Here is a simple way to decide between the two packages for a Euclidean
workflow.

Start with `bigKNN` when:

- you need the exact answer
- you are still defining the benchmark target
- you do not yet know how much approximation your downstream task tolerates

Move toward `bigANNOY` when:

- exact search is too slow for the intended query workload
- you want a persisted index that can be reopened repeatedly
- you have measured acceptable recall relative to the exact baseline

Keep both in the workflow when:

- you want to monitor approximation quality over time
- you benchmark new `n_trees` or `search_k` settings
- you need a trustworthy exact baseline for evaluation or regression tests

## Important Boundaries

There are also a few boundaries worth keeping clear:

- `bigKNN` is the exact baseline only for Euclidean search
- `bigANNOY` supports additional Annoy metrics beyond Euclidean
- recall comparisons against `bigKNN` only make sense for Euclidean workloads
- an approximate result can be operationally excellent even when it is not
  exactly identical to the true top-`k`

That last point is easy to forget.

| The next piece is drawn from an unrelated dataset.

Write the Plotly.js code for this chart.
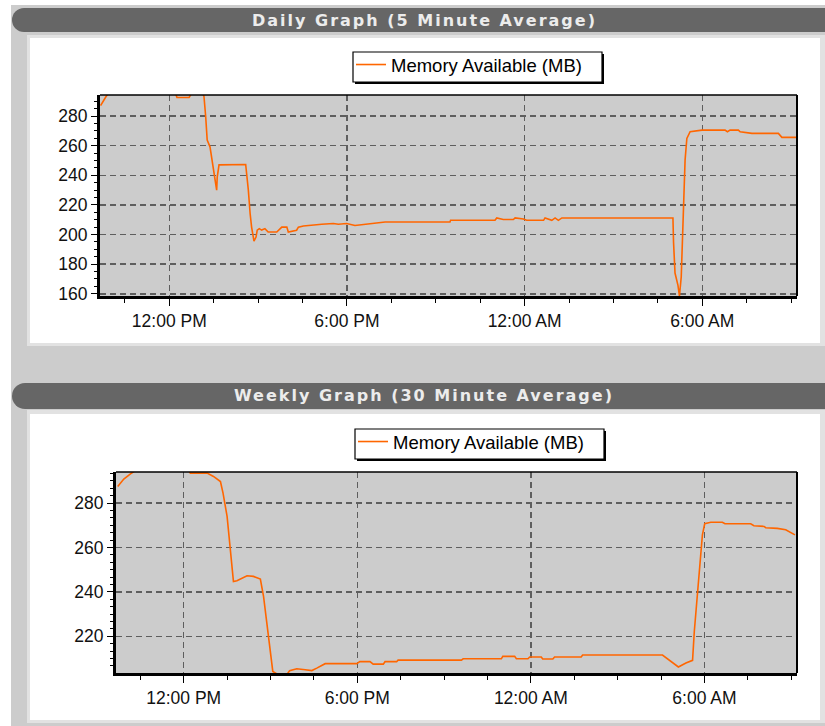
<!DOCTYPE html>
<html>
<head>
<meta charset="utf-8">
<script src="https://cdn.plot.ly/plotly-3.0.1.min.js"></script>
<style>html,body{margin:0;padding:0;background:#fff;}#chart{width:825px;height:726px;}</style>
</head>
<body>
<div id="chart"></div>
<script>
// ---- data (hours since midnight of day 1, MB) ----
const seriesName = 'Memory Available (MB)';
const dailyTitle = 'Daily Graph (5 Minute Average)';
const weeklyTitle = 'Weekly Graph (30 Minute Average)';

const dailyHours = [9.68, 9.76, 9.86, 9.93, 10.0, 12.2, 12.26, 12.67, 12.77, 13.1, 13.17, 13.23, 13.28, 13.375, 13.49, 13.54, 13.60, 13.62, 13.68, 14.58, 14.635, 14.67, 14.73, 14.78, 14.86, 14.93, 14.97, 15.04, 15.12, 15.23, 15.34, 15.63, 15.80, 15.97, 16.02, 16.30, 16.36, 16.53, 17.15, 17.54, 17.71, 17.99, 18.27, 18.67, 19.29, 21.48, 21.5, 23.00, 23.06, 23.28, 23.62, 23.68, 23.96, 24.07, 24.64, 24.69, 24.92, 25.03, 25.14, 25.26, 29.01, 29.03, 29.08, 29.18, 29.23, 29.29, 29.33, 29.36, 29.42, 29.48, 29.59, 29.99, 30.77, 30.85, 30.94, 31.22, 31.28, 31.68, 32.57, 32.69, 33.17];
const dailyMB = [287, 290, 293, 295, 296, 296, 292.5, 292.5, 296, 296, 293.5, 279.5, 263.8, 259.2, 245.7, 237.8, 230, 239, 247, 247.3, 239, 230, 214.2, 205, 195.6, 198.3, 202.9, 204, 203, 204, 201.7, 201.7, 205, 205, 201.7, 202.9, 205, 205.8, 206.9, 207.4, 206.9, 207.4, 206.1, 206.9, 208.5, 208.5, 209.6, 209.6, 211.2, 210.1, 210.1, 211.2, 210.5, 209.6, 209.6, 211.2, 209.6, 211.2, 209.6, 211.2, 211.2, 195, 174, 165.7, 158.5, 171.3, 198.3, 224.3, 250.2, 264.9, 269.4, 270.5, 270.5, 269.4, 270.5, 270.5, 269.4, 268.3, 268.3, 265.6, 265.6];

const weeklyHours = [9.72, 9.93, 10.16, 10.33, 10.5, 12.1, 12.23, 12.81, 13.03, 13.27, 13.36, 13.50, 13.61, 13.72, 13.84, 14.19, 14.41, 14.65, 14.76, 14.88, 14.97, 15.08, 15.3, 15.55, 15.66, 15.91, 16.20, 16.43, 16.60, 16.89, 17.98, 18.09, 18.44, 18.55, 18.90, 18.96, 19.36, 19.41, 21.60, 21.66, 22.98, 23.03, 23.44, 23.50, 23.90, 23.96, 24.36, 24.41, 24.76, 24.82, 25.74, 25.79, 28.55, 28.78, 29.10, 29.36, 29.59, 29.65, 29.70, 29.76, 29.82, 29.88, 29.93, 30.01, 30.22, 30.62, 30.71, 31.60, 31.71, 32.06, 32.12, 32.52, 32.81, 33.13];
const weeklyMB = [287.5, 290.8, 293.2, 294.5, 296, 296, 293.5, 293.5, 292, 289.7, 284.5, 274, 260.5, 244.7, 245, 247.3, 247, 245.8, 238, 226, 217, 204.2, 202.5, 202.5, 204.5, 205.4, 205, 204.6, 205.7, 207.7, 207.7, 208.6, 208.6, 207.5, 207.5, 208.6, 208.6, 209.3, 209.3, 209.9, 209.9, 211, 211, 209.9, 209.9, 210.7, 210.7, 209.8, 209.8, 210.7, 210.7, 211.6, 211.6, 209.5, 206.2, 208, 209.2, 222.2, 230.5, 240.2, 248.2, 257.5, 265.7, 270.7, 271.4, 271.4, 270.7, 270.7, 269.8, 269.5, 268.9, 268.6, 268, 265.7];

const xTickHours = [12, 18, 24, 30];
const xTickLabels = ['12:00 PM', '6:00 PM', '12:00 AM', '6:00 AM'];

// ---- layout helpers (pixels -> paper) ----
const W = 825, H = 726;
const px = x => x / W;
const py = y => 1 - y / H;
function rect(x0, y0, x1, y1, fill, layer, line) {
  return {type: 'rect', xref: 'paper', yref: 'paper', x0: px(x0), x1: px(x1), y0: py(y1), y1: py(y0),
          fillcolor: fill, line: line || {width: 0}, layer: layer || 'below'};
}
function circ(x0, y0, x1, y1, fill) {
  return {type: 'circle', xref: 'paper', yref: 'paper', x0: px(x0), x1: px(x1), y0: py(y1), y1: py(y0),
          fillcolor: fill, line: {width: 0}, layer: 'below'};
}

const D = {l: 100, t: 95, r: 797, b: 296};   // daily plot area
const K = {l: 116, t: 472, r: 797, b: 673};  // weekly plot area
const LD = {l: 353, t: 52, r: 602, b: 82};   // daily legend box
const LK = {l: 355, t: 429, r: 604, b: 459}; // weekly legend box

const tickFont = {family: 'Liberation Sans, Arial, sans-serif', size: 17.5, color: '#111'};
const gridStyle = {showgrid: true, gridcolor: '#5e5e5e', gridwidth: 1.5, griddash: '6px,4px'};

function xAxis(area, anchor) {
  return Object.assign({
    domain: [px(area.l), px(area.r)], anchor: anchor, range: [9.66, 33.2],
    tickmode: 'array', tickvals: xTickHours, ticktext: xTickLabels,
    ticks: 'outside', ticklen: 7, tickcolor: '#000', tickwidth: 1,
    minor: {tickmode: 'linear', tick0: 0, dtick: 1.5, ticks: 'outside', ticklen: 4, tickcolor: '#000', showgrid: false},
    showline: true, linecolor: '#000', linewidth: 3, zeroline: false, tickfont: tickFont, fixedrange: true
  }, gridStyle);
}
function yAxis(area, anchor, range, minorStep) {
  return Object.assign({
    domain: [py(area.b), py(area.t)], anchor: anchor, range: range,
    tickmode: 'linear', tick0: 0, dtick: 20,
    ticks: 'outside', ticklen: 6, tickcolor: '#000', tickwidth: 1,
    minor: {tickmode: 'linear', tick0: 0, dtick: minorStep, ticks: 'outside', ticklen: 3, tickcolor: '#000', showgrid: false},
    showline: true, linecolor: '#000', linewidth: 3, zeroline: false, tickfont: tickFont, fixedrange: true
  }, gridStyle);
}

const shapes = [
  rect(0, 0, 825, 726, '#cccccc'),
  rect(0, 0, 11, 726, '#ffffff'),
  rect(0, 0, 825, 5, '#ffffff'),
  // headers
  circ(12, 8, 36, 32, '#666666'), rect(24, 8, 825, 32, '#666666'),
  circ(12, 383, 38, 409, '#666666'), rect(25, 383, 825, 409, '#666666'),
  // white panels
  rect(27, 35, 825, 346, '#e2e2e2'), rect(30, 38, 820, 343, '#ffffff'),
  rect(27, 410, 825, 723, '#e2e2e2'), rect(30, 414, 820, 720, '#ffffff'),
  // plot areas
  rect(D.l, D.t, D.r, D.b, '#cccccc'), rect(K.l, K.t, K.r, K.b, '#cccccc'),
  // legend frames with drop shadow
  rect(LD.l + 2, LD.t + 2, LD.r + 2, LD.b + 2, '#000000'),
  rect(LD.l, LD.t, LD.r, LD.b, '#ffffff', 'below', {color: '#000', width: 1.2}),
  rect(LK.l + 2, LK.t + 2, LK.r + 2, LK.b + 2, '#000000'),
  rect(LK.l, LK.t, LK.r, LK.b, '#ffffff', 'below', {color: '#000', width: 1.2}),
  // top / right frame
  {type: 'line', xref: 'x domain', yref: 'y domain', x0: 0, x1: 1, y0: 1, y1: 1, line: {color: '#000', width: 1.5}},
  {type: 'line', xref: 'x domain', yref: 'y domain', x0: 1, x1: 1, y0: 0, y1: 1, line: {color: '#000', width: 2}},
  {type: 'line', xref: 'x2 domain', yref: 'y2 domain', x0: 0, x1: 1, y0: 1, y1: 1, line: {color: '#000', width: 1.5}},
  {type: 'line', xref: 'x2 domain', yref: 'y2 domain', x0: 1, x1: 1, y0: 0, y1: 1, line: {color: '#000', width: 2}}
];

const titleFont = {family: 'DejaVu Sans, sans-serif', size: 16, color: '#ececec', weight: 'bold'};
const annotations = [
  {xref: 'paper', yref: 'paper', x: px(424), y: py(20), xanchor: 'center', yanchor: 'middle', showarrow: false,
   text: '<span style="letter-spacing:2px">' + dailyTitle + '</span>', font: titleFont},
  {xref: 'paper', yref: 'paper', x: px(424), y: py(396), xanchor: 'center', yanchor: 'middle', showarrow: false,
   text: '<span style="letter-spacing:2px">' + weeklyTitle + '</span>', font: titleFont}
];

const legendBase = {xanchor: 'left', yanchor: 'top', bgcolor: 'rgba(0,0,0,0)', borderwidth: 0,
  orientation: 'h', entrywidth: 200, entrywidthmode: 'pixels',
  font: {family: 'Liberation Sans, Arial, sans-serif', size: 18.5, color: '#000'}};

const traces = [
  {x: dailyHours, y: dailyMB, xaxis: 'x', yaxis: 'y', type: 'scatter', mode: 'lines', name: seriesName,
   line: {color: '#ff6600', width: 1.6}, legend: 'legend', hoverinfo: 'skip'},
  {x: weeklyHours, y: weeklyMB, xaxis: 'x2', yaxis: 'y2', type: 'scatter', mode: 'lines', name: seriesName,
   line: {color: '#ff6600', width: 1.6}, legend: 'legend2', hoverinfo: 'skip'}
];

const layout = {
  width: W, height: H, margin: {l: 0, r: 0, t: 0, b: 0},
  paper_bgcolor: '#cccccc', plot_bgcolor: 'rgba(0,0,0,0)',
  showlegend: true,
  legend: Object.assign({x: px(LD.l - 2), y: py(LD.t - 6)}, legendBase),
  legend2: Object.assign({x: px(LK.l - 2), y: py(LK.t - 6)}, legendBase),
  xaxis: xAxis(D, 'y'), yaxis: yAxis(D, 'x', [158.5, 294.2], 5),
  xaxis2: xAxis(K, 'y2'), yaxis2: yAxis(K, 'x2', [203.5, 294], 10 / 3),
  shapes: shapes, annotations: annotations
};

Plotly.newPlot('chart', traces, layout, {staticPlot: true, displayModeBar: false});
</script>
</body>
</html>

The question is not whether approximate
search is exact. The question is whether the approximation quality is good
enough for the application you care about.

## Recap

The best way to think about the pair is:

- `bigKNN` gives you exact Euclidean truth
- `bigANNOY` gives you fast approximate search on top of persisted Annoy
  indexes
- the shared result shape makes comparison practical
- the benchmark helpers let you quantify the trade-off instead of guessing

If you are beginning a new Euclidean workflow, a strong default is to start
with `bigKNN` as the baseline, then move to `bigANNOY` once latency, scale, or
persisted-index workflows become the limiting factor.